** start **

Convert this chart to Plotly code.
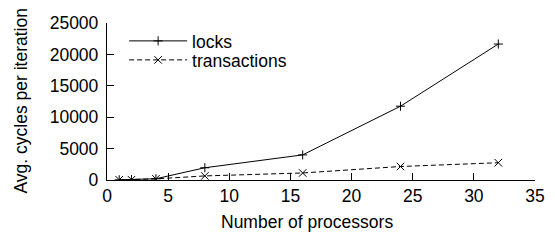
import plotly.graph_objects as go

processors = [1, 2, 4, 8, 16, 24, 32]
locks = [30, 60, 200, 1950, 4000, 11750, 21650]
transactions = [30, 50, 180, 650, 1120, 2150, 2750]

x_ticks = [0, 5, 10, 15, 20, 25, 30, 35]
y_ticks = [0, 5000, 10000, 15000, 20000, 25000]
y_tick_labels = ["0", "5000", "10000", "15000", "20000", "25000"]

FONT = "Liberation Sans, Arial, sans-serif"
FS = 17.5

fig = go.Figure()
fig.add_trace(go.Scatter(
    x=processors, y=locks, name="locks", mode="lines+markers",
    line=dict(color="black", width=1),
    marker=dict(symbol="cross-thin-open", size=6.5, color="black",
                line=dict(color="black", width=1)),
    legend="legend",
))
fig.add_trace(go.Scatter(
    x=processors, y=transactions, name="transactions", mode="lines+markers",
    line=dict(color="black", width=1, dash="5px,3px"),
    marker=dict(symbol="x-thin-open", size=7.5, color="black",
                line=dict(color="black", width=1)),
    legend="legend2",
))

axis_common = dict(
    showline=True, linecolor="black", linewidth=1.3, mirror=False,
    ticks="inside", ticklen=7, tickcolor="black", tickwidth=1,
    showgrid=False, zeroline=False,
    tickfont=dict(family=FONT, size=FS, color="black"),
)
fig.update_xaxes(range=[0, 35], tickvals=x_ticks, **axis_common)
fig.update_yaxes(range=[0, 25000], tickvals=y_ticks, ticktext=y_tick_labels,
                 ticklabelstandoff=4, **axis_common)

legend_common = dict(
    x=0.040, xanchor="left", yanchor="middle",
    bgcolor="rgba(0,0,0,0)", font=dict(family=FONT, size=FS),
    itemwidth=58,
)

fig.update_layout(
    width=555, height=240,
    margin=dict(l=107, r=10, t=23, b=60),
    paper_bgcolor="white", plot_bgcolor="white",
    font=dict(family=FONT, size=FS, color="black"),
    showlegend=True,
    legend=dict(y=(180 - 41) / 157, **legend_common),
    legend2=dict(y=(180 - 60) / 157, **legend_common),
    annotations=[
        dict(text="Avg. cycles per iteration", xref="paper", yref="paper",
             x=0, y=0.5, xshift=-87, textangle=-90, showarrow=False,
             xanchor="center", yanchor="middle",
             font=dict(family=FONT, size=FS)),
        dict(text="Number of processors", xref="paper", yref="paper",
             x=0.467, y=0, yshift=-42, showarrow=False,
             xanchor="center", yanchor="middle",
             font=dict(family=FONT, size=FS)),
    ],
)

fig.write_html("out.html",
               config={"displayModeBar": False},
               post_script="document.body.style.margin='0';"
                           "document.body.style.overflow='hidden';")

** end **
** start **

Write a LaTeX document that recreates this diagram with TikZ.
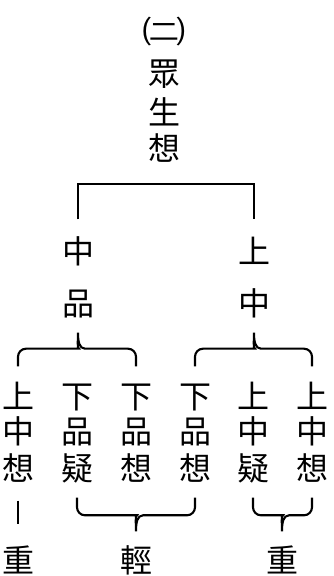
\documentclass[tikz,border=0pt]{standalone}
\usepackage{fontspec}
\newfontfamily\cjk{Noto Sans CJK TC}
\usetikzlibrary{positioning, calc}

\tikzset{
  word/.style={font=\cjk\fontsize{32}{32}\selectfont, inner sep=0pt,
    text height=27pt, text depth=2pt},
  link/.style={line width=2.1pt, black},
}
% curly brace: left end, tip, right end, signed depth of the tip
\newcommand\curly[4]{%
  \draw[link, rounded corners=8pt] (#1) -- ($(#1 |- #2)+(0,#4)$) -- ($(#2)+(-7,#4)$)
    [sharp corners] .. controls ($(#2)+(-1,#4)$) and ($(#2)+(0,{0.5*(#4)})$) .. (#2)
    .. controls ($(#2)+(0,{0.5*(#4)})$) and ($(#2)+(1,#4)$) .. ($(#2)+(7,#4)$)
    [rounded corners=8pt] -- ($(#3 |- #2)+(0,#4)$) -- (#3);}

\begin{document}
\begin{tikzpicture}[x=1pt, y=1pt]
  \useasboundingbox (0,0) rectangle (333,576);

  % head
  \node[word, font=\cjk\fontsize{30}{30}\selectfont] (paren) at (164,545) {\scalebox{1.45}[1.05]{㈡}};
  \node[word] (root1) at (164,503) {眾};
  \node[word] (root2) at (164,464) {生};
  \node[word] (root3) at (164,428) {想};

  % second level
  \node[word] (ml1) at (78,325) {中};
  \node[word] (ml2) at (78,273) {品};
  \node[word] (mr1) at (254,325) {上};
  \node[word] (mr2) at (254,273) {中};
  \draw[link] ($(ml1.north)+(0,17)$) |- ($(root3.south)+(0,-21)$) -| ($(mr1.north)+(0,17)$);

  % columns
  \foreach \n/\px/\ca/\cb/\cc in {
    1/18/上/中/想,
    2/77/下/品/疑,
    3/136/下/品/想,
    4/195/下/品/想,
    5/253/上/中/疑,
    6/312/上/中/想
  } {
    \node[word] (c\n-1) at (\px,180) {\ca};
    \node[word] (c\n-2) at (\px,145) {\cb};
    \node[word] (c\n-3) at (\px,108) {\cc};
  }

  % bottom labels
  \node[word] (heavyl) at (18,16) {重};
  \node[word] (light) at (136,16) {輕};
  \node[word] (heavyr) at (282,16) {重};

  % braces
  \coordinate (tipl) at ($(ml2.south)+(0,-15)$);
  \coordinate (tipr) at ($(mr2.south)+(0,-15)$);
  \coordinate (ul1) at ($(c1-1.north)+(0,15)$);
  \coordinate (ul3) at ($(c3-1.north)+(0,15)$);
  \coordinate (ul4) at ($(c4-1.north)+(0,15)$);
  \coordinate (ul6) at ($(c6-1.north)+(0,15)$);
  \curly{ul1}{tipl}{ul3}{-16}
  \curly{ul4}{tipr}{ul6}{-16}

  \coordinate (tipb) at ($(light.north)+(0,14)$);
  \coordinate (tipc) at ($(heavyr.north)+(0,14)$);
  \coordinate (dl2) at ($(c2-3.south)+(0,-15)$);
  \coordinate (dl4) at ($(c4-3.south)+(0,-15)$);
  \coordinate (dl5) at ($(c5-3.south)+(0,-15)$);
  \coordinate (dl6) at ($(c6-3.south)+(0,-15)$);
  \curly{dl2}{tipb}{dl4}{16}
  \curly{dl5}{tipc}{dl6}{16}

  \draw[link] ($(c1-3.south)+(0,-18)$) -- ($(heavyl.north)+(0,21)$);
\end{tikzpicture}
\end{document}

** end **

* THE TASK:
Of the lines in the records, how many contain the word "this"? Answer with the number and nothing else.

* RESULT OF THE EXERCISE:
2